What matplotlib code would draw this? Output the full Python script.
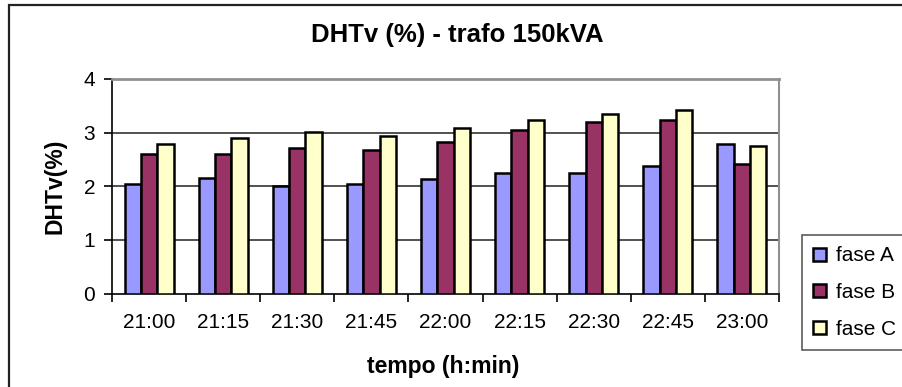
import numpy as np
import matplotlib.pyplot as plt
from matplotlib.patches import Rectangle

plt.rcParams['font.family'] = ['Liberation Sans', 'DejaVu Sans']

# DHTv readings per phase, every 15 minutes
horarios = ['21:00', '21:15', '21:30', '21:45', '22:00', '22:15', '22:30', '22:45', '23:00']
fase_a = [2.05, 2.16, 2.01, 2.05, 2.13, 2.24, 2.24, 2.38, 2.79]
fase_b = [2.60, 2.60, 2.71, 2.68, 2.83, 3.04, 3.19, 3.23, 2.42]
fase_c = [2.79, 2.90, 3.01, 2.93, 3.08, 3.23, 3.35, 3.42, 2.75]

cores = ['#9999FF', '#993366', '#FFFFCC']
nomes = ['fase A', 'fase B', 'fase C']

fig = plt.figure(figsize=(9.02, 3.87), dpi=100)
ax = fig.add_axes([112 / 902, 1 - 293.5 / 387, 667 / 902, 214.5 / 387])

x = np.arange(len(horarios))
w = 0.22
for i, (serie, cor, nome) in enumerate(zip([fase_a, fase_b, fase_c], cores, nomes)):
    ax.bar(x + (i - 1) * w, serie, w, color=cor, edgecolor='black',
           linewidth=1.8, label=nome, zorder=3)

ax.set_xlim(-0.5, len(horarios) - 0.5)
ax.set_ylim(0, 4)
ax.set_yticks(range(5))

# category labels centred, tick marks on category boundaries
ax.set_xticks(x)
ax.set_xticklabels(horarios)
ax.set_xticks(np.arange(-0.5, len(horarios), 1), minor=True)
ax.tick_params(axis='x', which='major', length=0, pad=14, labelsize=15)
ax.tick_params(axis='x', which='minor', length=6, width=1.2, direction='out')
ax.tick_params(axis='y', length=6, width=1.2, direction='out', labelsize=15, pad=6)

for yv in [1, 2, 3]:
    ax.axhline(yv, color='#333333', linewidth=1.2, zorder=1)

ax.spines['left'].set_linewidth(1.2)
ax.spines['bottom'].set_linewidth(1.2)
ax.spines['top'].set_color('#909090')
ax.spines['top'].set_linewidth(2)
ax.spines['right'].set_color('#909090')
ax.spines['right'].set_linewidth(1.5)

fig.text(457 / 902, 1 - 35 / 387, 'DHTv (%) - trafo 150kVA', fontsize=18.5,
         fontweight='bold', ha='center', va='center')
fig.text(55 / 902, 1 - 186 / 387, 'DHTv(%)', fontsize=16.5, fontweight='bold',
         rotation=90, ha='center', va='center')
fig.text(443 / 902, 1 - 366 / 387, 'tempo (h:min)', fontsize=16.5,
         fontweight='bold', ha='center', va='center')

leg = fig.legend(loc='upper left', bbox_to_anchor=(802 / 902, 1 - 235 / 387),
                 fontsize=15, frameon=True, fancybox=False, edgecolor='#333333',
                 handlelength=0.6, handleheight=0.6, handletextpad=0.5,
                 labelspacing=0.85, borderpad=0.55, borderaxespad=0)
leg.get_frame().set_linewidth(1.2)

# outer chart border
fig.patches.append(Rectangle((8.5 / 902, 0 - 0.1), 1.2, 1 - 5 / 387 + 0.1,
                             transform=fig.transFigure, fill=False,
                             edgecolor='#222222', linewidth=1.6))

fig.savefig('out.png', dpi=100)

· · · ·

**GIVEN INSTRUCTION:**
Write out the listing word for word, omitting the pictures it holds.

**THE RESPONSE:**
What matplotlib code would draw this? Output the full Python script.
import numpy as np
import matplotlib.pyplot as plt
from matplotlib.patches import Rectangle

plt.rcParams['font.family'] = ['Liberation Sans', 'DejaVu Sans']

# DHTv readings per phase, every 15 minutes
horarios = ['21:00', '21:15', '21:30', '21:45', '22:00', '22:15', '22:30', '22:45', '23:00']
fase_a = [2.05, 2.16, 2.01, 2.05, 2.13, 2.24, 2.24, 2.38, 2.79]
fase_b = [2.60, 2.60, 2.71, 2.68, 2.83, 3.04, 3.19, 3.23, 2.42]
fase_c = [2.79, 2.90, 3.01, 2.93, 3.08, 3.23, 3.35, 3.42, 2.75]

cores = ['#9999FF', '#993366', '#FFFFCC']
nomes = ['fase A', 'fase B', 'fase C']

fig = plt.figure(figsize=(9.02, 3.87), dpi=100)
ax = fig.add_axes([112 / 902, 1 - 293.5 / 387, 667 / 902, 214.5 / 387])

x = np.arange(len(horarios))
w = 0.22
for i, (serie, cor, nome) in enumerate(zip([fase_a, fase_b, fase_c], cores, nomes)):
    ax.bar(x + (i - 1) * w, serie, w, color=cor, edgecolor='black',
           linewidth=1.8, label=nome, zorder=3)

ax.set_xlim(-0.5, len(horarios) - 0.5)
ax.set_ylim(0, 4)
ax.set_yticks(range(5))

# category labels centred, tick marks on category boundaries
ax.set_xticks(x)
ax.set_xticklabels(horarios)
ax.set_xticks(np.arange(-0.5, len(horarios), 1), minor=True)
ax.tick_params(axis='x', which='major', length=0, pad=14, labelsize=15)
ax.tick_params(axis='x', which='minor', length=6, width=1.2, direction='out')
ax.tick_params(axis='y', length=6, width=1.2, direction='out', labelsize=15, pad=6)

for yv in [1, 2, 3]:
    ax.axhline(yv, color='#333333', linewidth=1.2, zorder=1)

ax.spines['left'].set_linewidth(1.2)
ax.spines['bottom'].set_linewidth(1.2)
ax.spines['top'].set_color('#909090')
ax.spines['top'].set_linewidth(2)
ax.spines['right'].set_color('#909090')
ax.spines['right'].set_linewidth(1.5)

fig.text(457 / 902, 1 - 35 / 387, 'DHTv (%) - trafo 150kVA', fontsize=18.5,
         fontweight='bold', ha='center', va='center')
fig.text(55 / 902, 1 - 186 / 387, 'DHTv(%)', fontsize=16.5, fontweight='bold',
         rotation=90, ha='center', va='center')
fig.text(443 / 902, 1 - 366 / 387, 'tempo (h:min)', fontsize=16.5,
         fontweight='bold', ha='center', va='center')

leg = fig.legend(loc='upper left', bbox_to_anchor=(802 / 902, 1 - 235 / 387),
                 fontsize=15, frameon=True, fancybox=False, edgecolor='#333333',
                 handlelength=0.6, handleheight=0.6, handletextpad=0.5,
                 labelspacing=0.85, borderpad=0.55, borderaxespad=0)
leg.get_frame().set_linewidth(1.2)

# outer chart border
fig.patches.append(Rectangle((8.5 / 902, 0 - 0.1), 1.2, 1 - 5 / 387 + 0.1,
                             transform=fig.transFigure, fill=False,
                             edgecolor='#222222', linewidth=1.6))

fig.savefig('out.png', dpi=100)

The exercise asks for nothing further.